Pope Francis is planning to visit Israel
in the next few months, and the Prime Minister’s Office announced
Wednesday that Benjamin Netanyahu will meet with the pontiff during his
trip to Italy next week.
In the meantime, however, a single electricity
pole continues to bother the Catholic Church and taint relations between
it and Israel.
The
electricity pole was put up by the Israel Electric Corporation two
years ago across from the church near the Garden of Gethsemane in
Jerusalem.
The site at the foot of the Mount of Olives is one of the
holiest to Christians - the place where tradition says Jesus and his
disciples prayed together before Jesus was arrested by the Romans and
crucified the next day.
The church there is one of the oldest and most
impressive in Jerusalem.
The
electricity pole was placed across from the church as part of the
construction of a separate electricity infrastructure for Jewish
settlers in East Jerusalem, who have asked to be disconnected from the
Jerusalem District Electricity Corporation, which supplies electricity
to Arab neighborhoods on the city’s east side.
Jerusalem
District Court Judge Yoram Noam on Wednesday criticized the Jerusalem
municipality, which has allowed the IEC to place the electric pole in
such a sensitive spot.
“You wouldn’t have done it in the Kotel plaza,”

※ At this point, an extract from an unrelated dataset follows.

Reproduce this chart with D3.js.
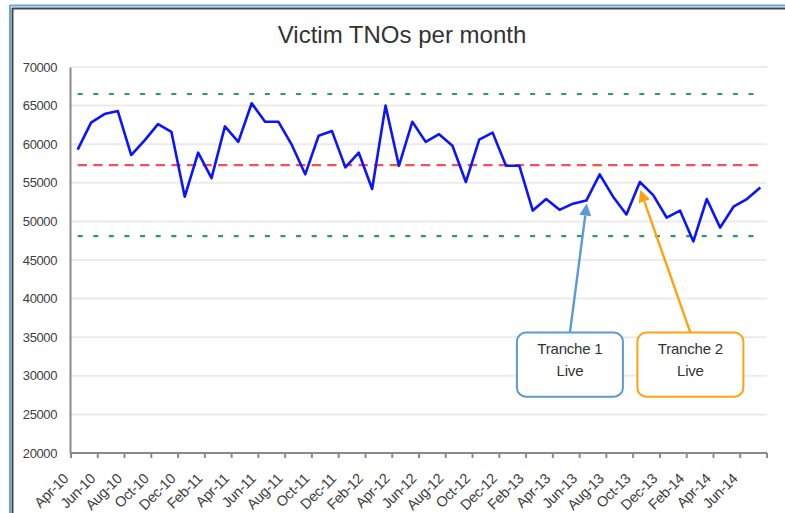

said the judge off the record during a hearing on the matter Wednes.
The
Custodia Terrae Sanctae, the Franciscan Custody of the Holy Land that
has been authorized by popes for centuries to supervise the Christian
holy sites here, filed an administrative petition a year and a half ago
in court against the Jerusalem city engineer, the municipality and the
IEC.
The Catholic custodian claimed in the petition that the city
illegally granted a building permit to the IEC for the pole.
“The
huge pylon obstructs the view of the Old City from the prayer garden of
the church used by pilgrims,” reads the petition.
“One of the
significant reasons for the popularity of the church is the unique view
of the Temple Mount and the Old City, and the pylon utterly destroys
this uniqueness.”
The court will decide
If
the pole itself was not bad enough, the IEC has also placed a small
transformer on it - and the police have added security cameras.
The
custody says the pole sits across from the altar where the pope will
hold a mass, as did his predecessor.
The
custodial vicar, Father Dobromir Jasztal, in practice the deputy
custodian, took the unusual step of attending the court session
yesterday.
At the end of the hearing, the two sides agreed to transfer
the matter to the appeals committee of the Jerusalem Regional Planning
and Building Committee - and the petition was dismissed. But during the
hearing the judge criticized the placement of the pole, saying it was a
beautiful corner of Jerusalem and in addition a holy place.
“Everyone
who sees it asks what’s that? Today they don’t build that way anymore,”
said Noam.
The
Jerusalem municipality said: “The IEC is the one that determines the
need for building electric poles or other equipment. The city does not
deal with [such] considerations or circumstances. The city is interested
in helping the Church in this matter with the IEC in order to move the
electricity pole from its present location.”